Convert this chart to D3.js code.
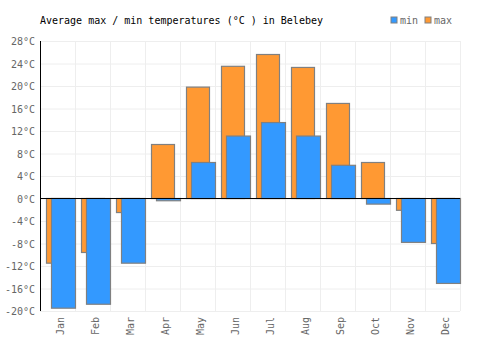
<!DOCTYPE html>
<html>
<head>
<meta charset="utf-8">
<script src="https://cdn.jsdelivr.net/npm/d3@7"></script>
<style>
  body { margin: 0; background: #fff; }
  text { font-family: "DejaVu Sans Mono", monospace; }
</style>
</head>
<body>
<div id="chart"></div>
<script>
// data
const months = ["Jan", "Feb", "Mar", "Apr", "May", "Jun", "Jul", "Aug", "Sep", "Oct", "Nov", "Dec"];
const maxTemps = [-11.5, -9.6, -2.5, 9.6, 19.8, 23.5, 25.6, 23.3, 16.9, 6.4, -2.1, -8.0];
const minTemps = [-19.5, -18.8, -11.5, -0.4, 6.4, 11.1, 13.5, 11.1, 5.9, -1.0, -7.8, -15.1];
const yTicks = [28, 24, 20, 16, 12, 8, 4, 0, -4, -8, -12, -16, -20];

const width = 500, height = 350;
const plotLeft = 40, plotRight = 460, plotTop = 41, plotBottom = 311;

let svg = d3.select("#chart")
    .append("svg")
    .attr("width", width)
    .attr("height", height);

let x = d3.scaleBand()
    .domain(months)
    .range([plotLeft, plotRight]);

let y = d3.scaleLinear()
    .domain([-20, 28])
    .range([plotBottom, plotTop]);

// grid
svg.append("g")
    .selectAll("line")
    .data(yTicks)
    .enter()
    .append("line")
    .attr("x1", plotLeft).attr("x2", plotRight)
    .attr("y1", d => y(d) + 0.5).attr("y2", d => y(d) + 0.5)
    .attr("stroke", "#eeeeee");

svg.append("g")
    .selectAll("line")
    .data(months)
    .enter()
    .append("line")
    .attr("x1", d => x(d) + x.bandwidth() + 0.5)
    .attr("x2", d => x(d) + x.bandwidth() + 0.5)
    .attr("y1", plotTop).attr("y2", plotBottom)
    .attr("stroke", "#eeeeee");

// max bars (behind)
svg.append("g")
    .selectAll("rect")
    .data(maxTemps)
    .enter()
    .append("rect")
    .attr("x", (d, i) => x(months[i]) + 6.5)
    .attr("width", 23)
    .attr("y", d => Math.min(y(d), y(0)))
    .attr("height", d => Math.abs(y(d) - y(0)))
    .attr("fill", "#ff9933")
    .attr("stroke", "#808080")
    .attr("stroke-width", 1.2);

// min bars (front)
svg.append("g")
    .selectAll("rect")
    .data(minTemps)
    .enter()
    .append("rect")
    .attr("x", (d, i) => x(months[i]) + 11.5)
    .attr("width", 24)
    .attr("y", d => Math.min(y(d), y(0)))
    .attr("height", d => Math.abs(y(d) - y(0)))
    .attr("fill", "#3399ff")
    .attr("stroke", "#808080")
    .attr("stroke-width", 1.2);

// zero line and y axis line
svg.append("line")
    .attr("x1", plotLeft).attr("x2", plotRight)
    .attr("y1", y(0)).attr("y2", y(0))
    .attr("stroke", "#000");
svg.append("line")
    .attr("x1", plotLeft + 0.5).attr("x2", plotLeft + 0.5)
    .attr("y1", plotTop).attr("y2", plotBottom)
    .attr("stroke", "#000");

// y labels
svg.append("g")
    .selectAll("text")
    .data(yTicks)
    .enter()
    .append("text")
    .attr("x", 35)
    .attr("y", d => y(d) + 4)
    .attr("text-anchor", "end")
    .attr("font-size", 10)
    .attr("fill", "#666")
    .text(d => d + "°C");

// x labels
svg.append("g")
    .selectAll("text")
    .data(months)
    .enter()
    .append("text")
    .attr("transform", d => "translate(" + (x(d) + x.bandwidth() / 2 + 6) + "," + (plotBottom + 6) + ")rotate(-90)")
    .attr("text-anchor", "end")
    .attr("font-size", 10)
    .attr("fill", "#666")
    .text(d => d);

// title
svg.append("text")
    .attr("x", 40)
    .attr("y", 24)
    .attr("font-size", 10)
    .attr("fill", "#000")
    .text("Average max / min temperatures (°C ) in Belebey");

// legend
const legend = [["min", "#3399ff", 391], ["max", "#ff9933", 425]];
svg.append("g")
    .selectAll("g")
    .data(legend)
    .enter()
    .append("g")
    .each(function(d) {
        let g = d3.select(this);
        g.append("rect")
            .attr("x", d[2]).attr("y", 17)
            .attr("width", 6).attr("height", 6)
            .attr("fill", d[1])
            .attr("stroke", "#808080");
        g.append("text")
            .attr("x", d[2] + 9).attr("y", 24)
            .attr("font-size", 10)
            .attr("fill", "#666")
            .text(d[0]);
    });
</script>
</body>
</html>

Goal of the exercise ▸ Reproduce the full listing faithfully, but do not carry over any pictures.

Worked answer ▸
Convert this chart to D3.js code.
<!DOCTYPE html>
<html>
<head>
<meta charset="utf-8">
<script src="https://cdn.jsdelivr.net/npm/d3@7"></script>
<style>
  body { margin: 0; background: #fff; }
  text { font-family: "DejaVu Sans Mono", monospace; }
</style>
</head>
<body>
<div id="chart"></div>
<script>
// data
const months = ["Jan", "Feb", "Mar", "Apr", "May", "Jun", "Jul", "Aug", "Sep", "Oct", "Nov", "Dec"];
const maxTemps = [-11.5, -9.6, -2.5, 9.6, 19.8, 23.5, 25.6, 23.3, 16.9, 6.4, -2.1, -8.0];
const minTemps = [-19.5, -18.8, -11.5, -0.4, 6.4, 11.1, 13.5, 11.1, 5.9, -1.0, -7.8, -15.1];
const yTicks = [28, 24, 20, 16, 12, 8, 4, 0, -4, -8, -12, -16, -20];

const width = 500, height = 350;
const plotLeft = 40, plotRight = 460, plotTop = 41, plotBottom = 311;

let svg = d3.select("#chart")
    .append("svg")
    .attr("width", width)
    .attr("height", height);

let x = d3.scaleBand()
    .domain(months)
    .range([plotLeft, plotRight]);

let y = d3.scaleLinear()
    .domain([-20, 28])
    .range([plotBottom, plotTop]);

// grid
svg.append("g")
    .selectAll("line")
    .data(yTicks)
    .enter()
    .append("line")
    .attr("x1", plotLeft).attr("x2", plotRight)
    .attr("y1", d => y(d) + 0.5).attr("y2", d => y(d) + 0.5)
    .attr("stroke", "#eeeeee");

svg.append("g")
    .selectAll("line")
    .data(months)
    .enter()
    .append("line")
    .attr("x1", d => x(d) + x.bandwidth() + 0.5)
    .attr("x2", d => x(d) + x.bandwidth() + 0.5)
    .attr("y1", plotTop).attr("y2", plotBottom)
    .attr("stroke", "#eeeeee");

// max bars (behind)
svg.append("g")
    .selectAll("rect")
    .data(maxTemps)
    .enter()
    .append("rect")
    .attr("x", (d, i) => x(months[i]) + 6.5)
    .attr("width", 23)
    .attr("y", d => Math.min(y(d), y(0)))
    .attr("height", d => Math.abs(y(d) - y(0)))
    .attr("fill", "#ff9933")
    .attr("stroke", "#808080")
    .attr("stroke-width", 1.2);

// min bars (front)
svg.append("g")
    .selectAll("rect")
    .data(minTemps)
    .enter()
    .append("rect")
    .attr("x", (d, i) => x(months[i]) + 11.5)
    .attr("width", 24)
    .attr("y", d => Math.min(y(d), y(0)))
    .attr("height", d => Math.abs(y(d) - y(0)))
    .attr("fill", "#3399ff")
    .attr("stroke", "#808080")
    .attr("stroke-width", 1.2);

// zero line and y axis line
svg.append("line")
    .attr("x1", plotLeft).attr("x2", plotRight)
    .attr("y1", y(0)).attr("y2", y(0))
    .attr("stroke", "#000");
svg.append("line")
    .attr("x1", plotLeft + 0.5).attr("x2", plotLeft + 0.5)
    .attr("y1", plotTop).attr("y2", plotBottom)
    .attr("stroke", "#000");

// y labels
svg.append("g")
    .selectAll("text")
    .data(yTicks)
    .enter()
    .append("text")
    .attr("x", 35)
    .attr("y", d => y(d) + 4)
    .attr("text-anchor", "end")
    .attr("font-size", 10)
    .attr("fill", "#666")
    .text(d => d + "°C");

// x labels
svg.append("g")
    .selectAll("text")
    .data(months)
    .enter()
    .append("text")
    .attr("transform", d => "translate(" + (x(d) + x.bandwidth() / 2 + 6) + "," + (plotBottom + 6) + ")rotate(-90)")
    .attr("text-anchor", "end")
    .attr("font-size", 10)
    .attr("fill", "#666")
    .text(d => d);

// title
svg.append("text")
    .attr("x", 40)
    .attr("y", 24)
    .attr("font-size", 10)
    .attr("fill", "#000")
    .text("Average max / min temperatures (°C ) in Belebey");

// legend
const legend = [["min", "#3399ff", 391], ["max", "#ff9933", 425]];
svg.append("g")
    .selectAll("g")
    .data(legend)
    .enter()
    .append("g")
    .each(function(d) {
        let g = d3.select(this);
        g.append("rect")
            .attr("x", d[2]).attr("y", 17)
            .attr("width", 6).attr("height", 6)
            .attr("fill", d[1])
            .attr("stroke", "#808080");
        g.append("text")
            .attr("x", d[2] + 9).attr("y", 24)
            .attr("font-size", 10)
            .attr("fill", "#666")
            .text(d[0]);
    });
</script>
</body>
</html>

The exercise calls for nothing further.